People attend church for numerous reasons.
Some come because they need their weekly dose of spiritual caffeine -- inspiring sermons, a great choir, the band playing a rockin' Casting Crowns song.
Others may make the Sunday visit to see their old friends or hear the liturgy that has soothed them since they were ten, and growing up in a hamlet in Nebraska or a Massachusetts city.
Others, like my kids when they were a bit younger, came for the Veggie Tales movies and the coffee hour.
Or, of course, because dad and mom buckled them into their car seats, drove them and delivered them safe into the arms of the baby sitter.
I go to be found out -- and to find.
The finding part is relatively simple -- because I was a pastor once at the church where me and my family now worship, people still sometimes confide in me. While I generally try to avoid getting too involved in pastoral care (it's a big boundary issue), I do try to practice listening. It's becoming a lost art in a world in which multitasking rules.
As I got out of the pew this morning to receive communion, I realized one chief reason I returned to this large parish was that many of those who attend come to find -- and to be found out.

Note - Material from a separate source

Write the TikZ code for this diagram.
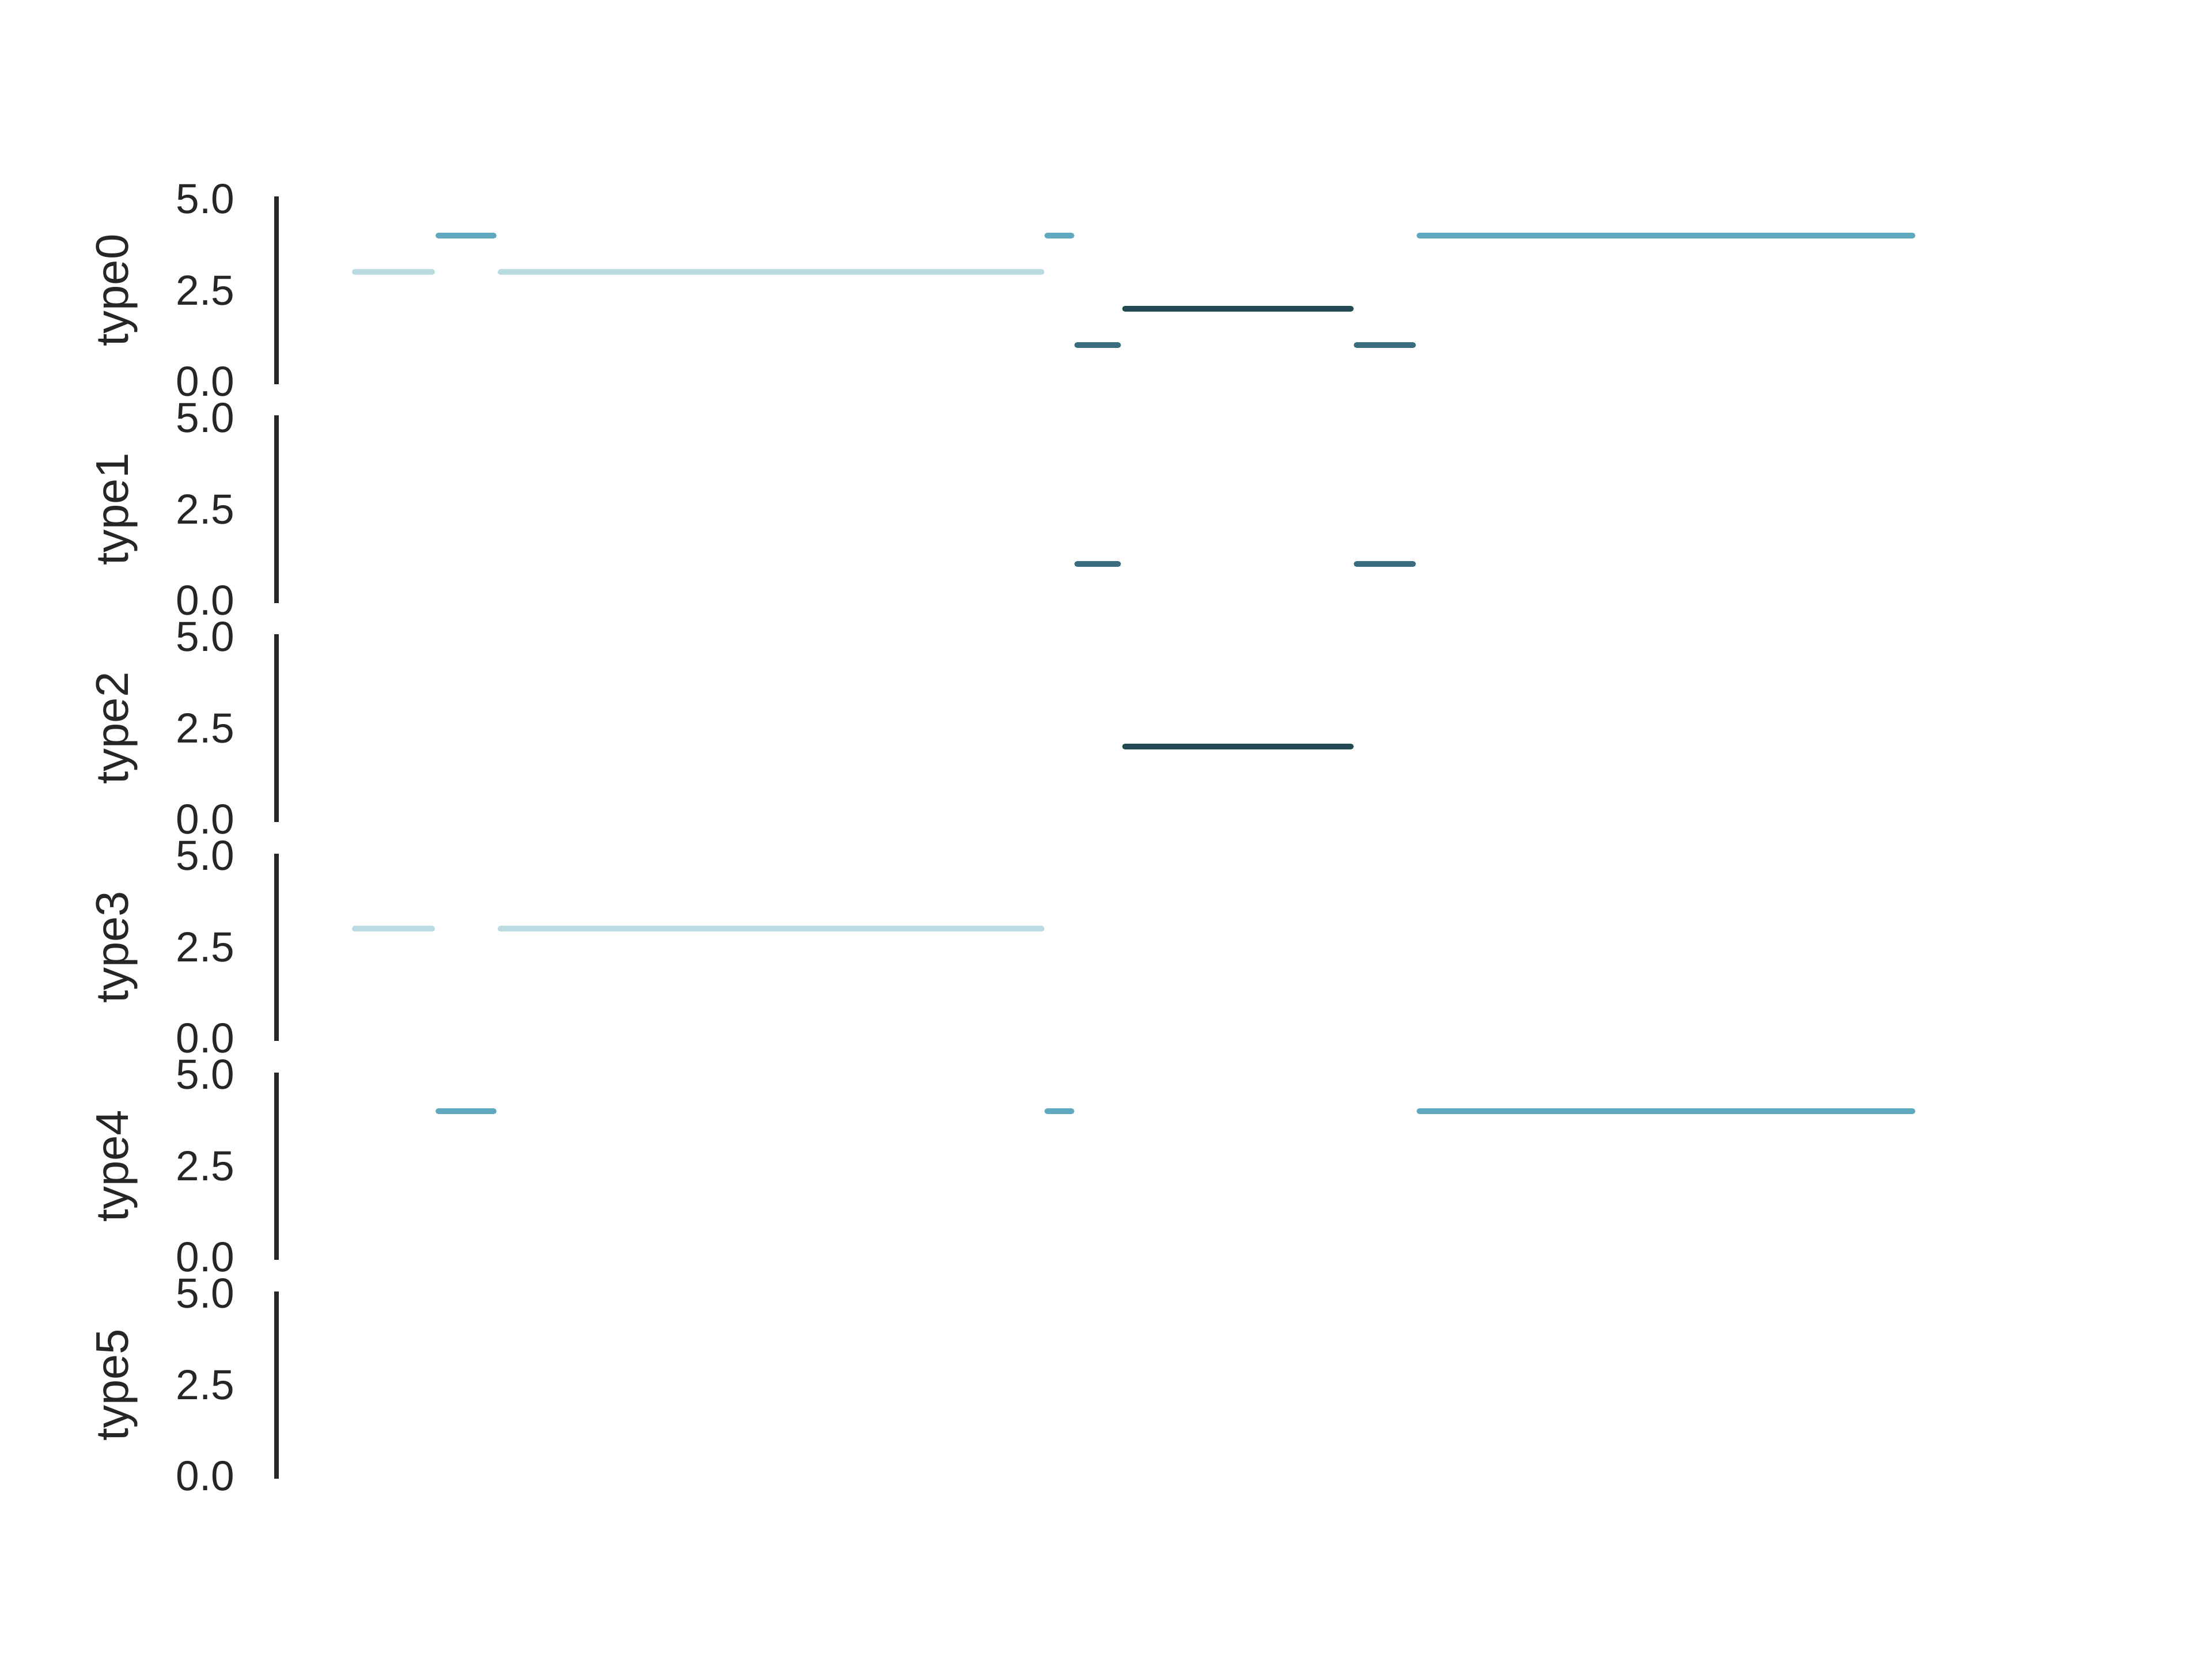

When I am present to the experience of worship, I find that often emotions I have managed to discipline in other situations bubble to the surface.
Recently it's been tears, partly prompted by the realization that my decision to return to the church I love hasn't solved all of the problems that were present when I left.
Tears impelled by knowing that there have been few places where I have felt the weight of both sin and redemption so powerfully.
Tears because I'm so darned tired.
I still can't explain an experience I had today -- and I'm comfortable with that.
Did God find me out where I was hiding?
Of course, there is no hiding from God.
But if I'm going to be discovered, church is not a bad place to be.
That's because, often, I find myself in the company of others who also come to be found out.
Many, but not all, expose their scars.
They let the strain of the week or the months or years of struggle show on their faces. They put their arms around the person next to them (sometimes, but not always, a spouse).
They cry in worship, wave their arms in joy, applaud.
There's a rawness to this Episcopal church, sometimes at outs with its denomination, with parishioners that are sometimes at odds with one another, that reflects the rawness of experience itself.
And that's a huge part of what brings me back, Sunday after Sunday.
For if we are to truly know God, we need to be able to lean on one another - - to trust that it's o.k. to break now and then. Not to patronize, or condescend, or pretend everything is alright when it isn't.
There is freedom in our brokenness.
And so I arrive, if not prepared to be found, then willing, at least in spirit, to be found out.
Because it's going to happen, whether we like it or not.
The question then becomes, not solely for me, but for all of us -- what's the take-away? What have we learned? What have we surrendered? What do we want now?
I leave it to you to come up with your own questions -- if you can name the questions, then healing in those broken places becomes all that more possible.
Let God, and your sisters and brothers, find you out.
As they do, you may start to find yourself.